Mirror mirror on the wall
- Akshita Mittel
- Sep 20, 2023
- 4 min read
Mirror mirror on the wall, am I pretty at all?
Today, I want to talk about body positivity. How many of us have looked into the mirror at some point, just to be displeased with our own reflection? Everyone? We expect the world to embrace our qualities, when we sometimes fail to do so ourselves. Now, imagine a world where every individual is valued for their uniqueness; where unlike reality, body image discrimination does not persist. Doesn’t that simply make sense? Which is why I want to shed light on the harmful effects of discrimination based on color and body size. As I do so, I implore you to think about why it is crucial for us to address these issues collectively as a community. I must admit, I have previously turned a blind eye against this, and I believe it’s time to speak up.
Mirror mirror on the wall, who’s the fairest of them all?
I had the fortune of coming from a well educated and accepting family. In life there were moments where I did face racism, but I was always encouraged to be accepting of everyone. So it was surprising to face my first set of tasteless judgments in my late twenties. Questions that I was often asked were “are you sure you are applying sunscreen these days?” with an indication that my skin was getting darker. Sometimes racism was masked as ignorant compliments; where someone would comment “oh, you are looking so fair in this picture.” Overtime, these comments became unsettling, as these were actually coming from well educated people who I once respected. So what did I do? Well, I made it a point to make my distaste known, but somehow I couldn’t distance myself from it. You see, I was more focused on protecting myself in the moment, rather than standing up for what I actually believed in. A mistake I live with. I tried to understand the fascination of “milky white skin” in our culture, why light is considered elite and dark a slave. That is the horrific truth. In fact, did you know that according to a report by WHO the skin lightening industry in India is estimated to be worth over $450 million. The numbers speak for themselves. We need to tackle this. However, just before we jump into the solution, let me take you through one more story of my life.
Mirror mirror on the wall, who’s the thinnest of them all?

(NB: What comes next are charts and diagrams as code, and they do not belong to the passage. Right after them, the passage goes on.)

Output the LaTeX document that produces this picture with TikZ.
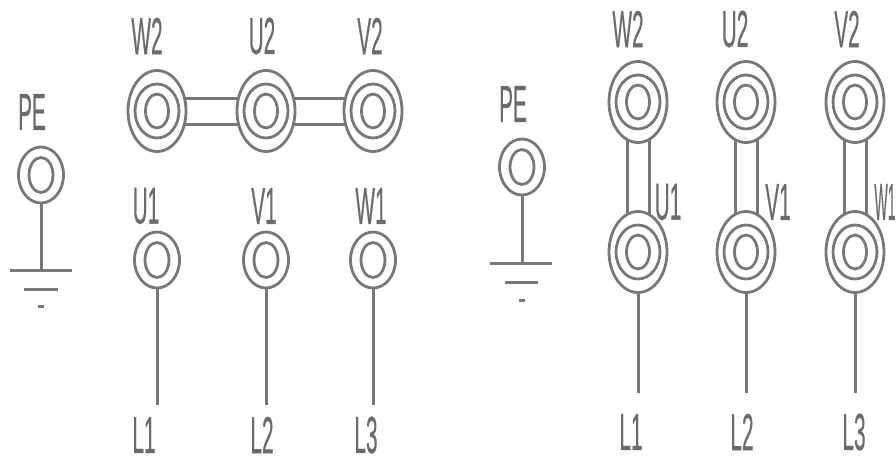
\documentclass[tikz,border=0pt]{standalone}
\usepackage{fontspec}
\setmainfont{Liberation Sans}[FakeBold=0.6]
\usetikzlibrary{shapes.geometric,calc}
\definecolor{ink}{gray}{0.47}
\definecolor{labink}{gray}{0.42}
\tikzset{
 x=1pt,y=-1pt,
 ring/.style={ellipse,draw=ink,line width=2.8pt,inner sep=0pt,fill=none},
 bigout/.style={ring,minimum width=58pt,minimum height=81pt},
 bigmid/.style={ring,minimum width=44pt,minimum height=54pt},
 bigin/.style={ring,minimum width=23pt,minimum height=34pt},
 smallout/.style={ring,minimum width=45pt,minimum height=56pt},
 smallin/.style={ring,minimum width=24pt,minimum height=35pt},
 wire/.style={draw=ink,line width=3pt},
 lab/.style={inner sep=0pt,text=labink,font=\fontsize{52}{52}\selectfont,xscale=0.4},
 labtight/.style={lab,xscale=0.68},
}
\newcommand{\bigterm}[2]{\node[bigout] (#1) at (#2) {}; \node[bigmid] (#1m) at (#2) {}; \node[bigin] (#1i) at (#2) {};}
\newcommand{\smallterm}[2]{\node[smallout] (#1) at (#2) {}; \node[smallin] (#1i) at (#2) {};}
\begin{document}
\begin{tikzpicture}
\useasboundingbox (0,0) rectangle (896,458);
% left block
\node[lab] (lPE) at (32,112) {PE};
\smallterm{lp}{41,175}
\node[lab] at (147,36) {W2};
\node[lab] at (262,36) {U2};
\node[lab] at (370,36) {V2};
\bigterm{lw}{157,111}
\bigterm{lu}{266,111}
\bigterm{lv}{373,111}
\node[lab] at (146,206) {U1};
\node[lab] at (264,206) {V1};
\node[lab] at (371,206) {W1};
\smallterm{la}{157,260}
\smallterm{lb}{266,260}
\smallterm{lc}{373,260}
\node[lab] (ll1) at (144,435) {L1};
\node[lab] (ll2) at (262,435) {L2};
\node[lab] (ll3) at (366,435) {L3};
\coordinate (lg) at (41,270);
\coordinate (lg1) at (10,270); \coordinate (lg2) at (72,270);
\coordinate (lh1) at (24,289); \coordinate (lh2) at (58,289);
\coordinate (lk1) at (38,306); \coordinate (lk2) at (44,306);
\draw[wire] (lp.south) -- (lg);
\draw[wire] (lg1) -- (lg2);
\draw[wire] (lh1) -- (lh2);
\draw[wire] (lk1) -- (lk2);
\foreach \a/\b in {lw/lu,lu/lv}{
 \draw[wire] ($(\a)+(27.5,-13)$) -- ($(\b)+(-27.5,-13)$);
 \draw[wire] ($(\a)+(27.5,13)$) -- ($(\b)+(-27.5,13)$);
}
\coordinate (le1) at (157,405); \coordinate (le2) at (266,405); \coordinate (le3) at (373,405);
\draw[wire] (la.south) -- (le1);
\draw[wire] (lb.south) -- (le2);
\draw[wire] (lc.south) -- (le3);
% right block
\node[lab] at (513,104) {PE};
\smallterm{rp}{522,167}
\node[lab] at (628,29) {W2};
\node[lab] at (735,29) {U2};
\node[lab] at (847,29) {V2};
\bigterm{rwt}{638,102}
\bigterm{rut}{746,102}
\bigterm{rvt}{855,102}
\bigterm{rwb}{638,252}
\bigterm{rub}{746,252}
\bigterm{rvb}{855,252}
\node[lab] at (668,202) {U1};
\node[lab] at (778,202) {V1};
\node[labtight] at (885,202) {W1};
\node[lab] at (631,432) {L1};
\node[lab] at (742,432) {L2};
\node[lab] at (854,432) {L3};
\coordinate (rg) at (522,263);
\coordinate (rg1) at (490,263); \coordinate (rg2) at (552,263);
\coordinate (rh1) at (505,282); \coordinate (rh2) at (538,282);
\coordinate (rk1) at (519,300); \coordinate (rk2) at (525,300);
\draw[wire] (rp.south) -- (rg);
\draw[wire] (rg1) -- (rg2);
\draw[wire] (rh1) -- (rh2);
\draw[wire] (rk1) -- (rk2);
\foreach \a/\b in {rwt/rwb,rut/rub,rvt/rvb}{
 \draw[wire] ($(\a)+(-11,37.5)$) -- ($(\b)+(-11,-37.5)$);
 \draw[wire] ($(\a)+(11,37.5)$) -- ($(\b)+(11,-37.5)$);
}
\coordinate (re1) at (638,393); \coordinate (re2) at (746,393); \coordinate (re3) at (855,393);
\draw[wire] (rwb.south) -- (re1);
\draw[wire] (rub.south) -- (re2);
\draw[wire] (rvb.south) -- (re3);
\end{tikzpicture}
\end{document}
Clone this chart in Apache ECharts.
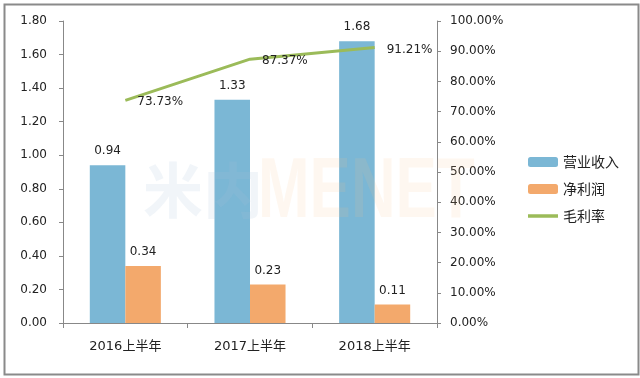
<!DOCTYPE html>
<html>
<head>
<meta charset="utf-8">
<script src="https://cdn.jsdelivr.net/npm/echarts@6/dist/echarts.min.js"></script>
<style>
  html, body { margin: 0; padding: 0; background: #fff; }
  #chart { width: 640px; height: 378px; }
</style>
</head>
<body>
<div id="chart"></div>
<script>
// 数据
const categories = ['2016上半年', '2017上半年', '2018上半年'];
const revenue = [0.94, 1.33, 1.68];
const netProfit = [0.34, 0.23, 0.11];
const grossMargin = [73.73, 87.37, 91.21];

const seriesNames = ['营业收入', '净利润', '毛利率'];
const colors = ['#7bb7d5', '#f3a96c', '#9bbb59'];

const font = "'DejaVu Sans', 'Noto Sans CJK SC', sans-serif";

const chart = echarts.init(document.getElementById('chart'));

const option = {
    animation: false,
    color: colors,
    textStyle: { fontFamily: font },
    grid: { left: 63, right: 203, top: 21, bottom: 55 },
    legend: {
        orient: 'vertical',
        left: 523,
        top: 150,
        itemWidth: 30,
        itemHeight: 10,
        itemGap: 13,
        textStyle: { fontSize: 14, color: '#222', fontFamily: "'Noto Sans CJK SC', sans-serif" },
        data: [
            { name: seriesNames[0] },
            { name: seriesNames[1] },
            { name: seriesNames[2], icon: 'path://M0,0 L30,0 L30,3.5 L0,3.5 Z' }
        ]
    },
    graphic: [
        {
            type: 'rect',
            left: 2, top: 2,
            shape: { width: 634, height: 370 },
            style: { fill: 'none', stroke: '#8a8a8a', lineWidth: 2 },
            silent: true
        },
        {
            type: 'text',
            left: 143, top: 160,
            z: 100,
            silent: true,
            style: {
                text: '米内',
                font: "bold 60px 'Noto Sans CJK SC'",
                fill: 'rgba(170,195,215,0.16)'
            }
        },
        {
            type: 'text',
            left: 258, top: 150,
            z: 100,
            scaleX: 0.72,
            silent: true,
            style: {
                text: 'MENET',
                font: "bold 86px 'Liberation Sans'",
                fill: 'rgba(250,190,140,0.13)'
            }
        }
    ],
    xAxis: {
        type: 'category',
        data: categories,
        axisLine: { lineStyle: { color: '#888' } },
        axisTick: { show: true, length: 5, lineStyle: { color: '#888' } },
        axisLabel: { color: '#222', fontSize: 13, margin: 17 }
    },
    yAxis: [
        {
            type: 'value',
            min: 0, max: 1.8, interval: 0.2,
            axisLine: { show: true, lineStyle: { color: '#888' } },
            axisTick: { show: true, length: 4, lineStyle: { color: '#888' } },
            splitLine: { show: false },
            axisLabel: { color: '#222', fontSize: 12, margin: 16, formatter: v => v.toFixed(2) }
        },
        {
            type: 'value',
            min: 0, max: 100, interval: 10,
            axisLine: { show: true, lineStyle: { color: '#888' } },
            axisTick: { show: true, length: 4, lineStyle: { color: '#888' } },
            splitLine: { show: false },
            axisLabel: { color: '#222', fontSize: 12, margin: 13, formatter: v => v.toFixed(2) + '%' }
        }
    ],
    series: [
        {
            name: seriesNames[0],
            type: 'bar',
            data: revenue,
            barGap: '0%',
            barCategoryGap: '43%',
            label: { show: true, position: 'top', distance: 8, color: '#222', fontSize: 12, formatter: p => p.value.toFixed(2) }
        },
        {
            name: seriesNames[1],
            type: 'bar',
            data: netProfit,
            label: { show: true, position: 'top', distance: 8, color: '#222', fontSize: 12, formatter: p => p.value.toFixed(2) }
        },
        {
            name: seriesNames[2],
            type: 'line',
            yAxisIndex: 1,
            z: 5,
            data: grossMargin,
            symbol: 'circle',
            symbolSize: 0.01,
            showSymbol: true,
            itemStyle: { color: colors[2] },
            lineStyle: { width: 3, color: colors[2] },
            label: {
                show: true, position: 'right', distance: 12, offset: [0, 2],
                color: '#222', fontSize: 12,
                formatter: p => p.value.toFixed(2) + '%'
            }
        }
    ]
};

chart.setOption(option);
</script>
</body>
</html>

A few years ago, when I faced a personal setback in life I, like any rational being, decided to brush myself off, pick myself up, and start working on myself again. I was obese at the time, and had taken it upon myself to lead a healthier life. A friend of mine was extremely supportive and would exercise & cook with me on a regular basis. Basically, being accountable and helping each other grow. As the months went by this accountability slowly turned into a form of emotional abuse. What started as small jokes on my weight, eventually became comparisons to other people. I was told I would look so much prettier, more than people around me, once I would lose 20kg. Or that a close friend of mine was only prettier than me because “she has her weight going on for her.” Once again, I made the same mistake, making my distaste known, without distancing. The more I refused to distance, the higher the notch of devaluation got. At one point, I was made to feel disgusted by my own fat while I was out jogging. This is when I put my foot down and drew a stronger boundary. The comments backed off for a while, but the damage had been done. The months of chipping were showing on my esteem as despite my best efforts I started gaining weight. According to the National Eating Disorders Association, up to 79% of people with eating disorders reported that weight-based teasing contributed to their condition. Although I was lucky not to sustain an eating disorder, my guilt of not losing weight made me take on extreme restrictions, only to binge when I couldn’t help it. I was stuck in this loop for months. Till I finally kicked that stress out.
In both the scenarios above, the need of the hour from me was to draw my boundaries, which I did. Make my distaste known, which I did. And when I saw no change, to walk. This is something I did not do. Because I was too focused on internalising these comments, that had basis in our community, rather than standing for what I believed. But most importantly, I failed to love myself fervently for who I am. A mistake I will not repeat. You see, change needs to happen, by radically accepting yourself. Change needs to happen by shunning such narrow minded people from our lives. Change needs to happen in schools to foster acceptance, where shackled parents fail to teach it. Change needs to happen similar to the WOW initiative, which campaigns the “Dark is Beautiful”. Change needs to happen at the corporate level which capitalizes the insecurities of the millions. And you know what, change is happening, but I think we just need to be more vocal about it. So I leave with one last thing.
Mirror mirror on the wall, why not see beauty in each soul?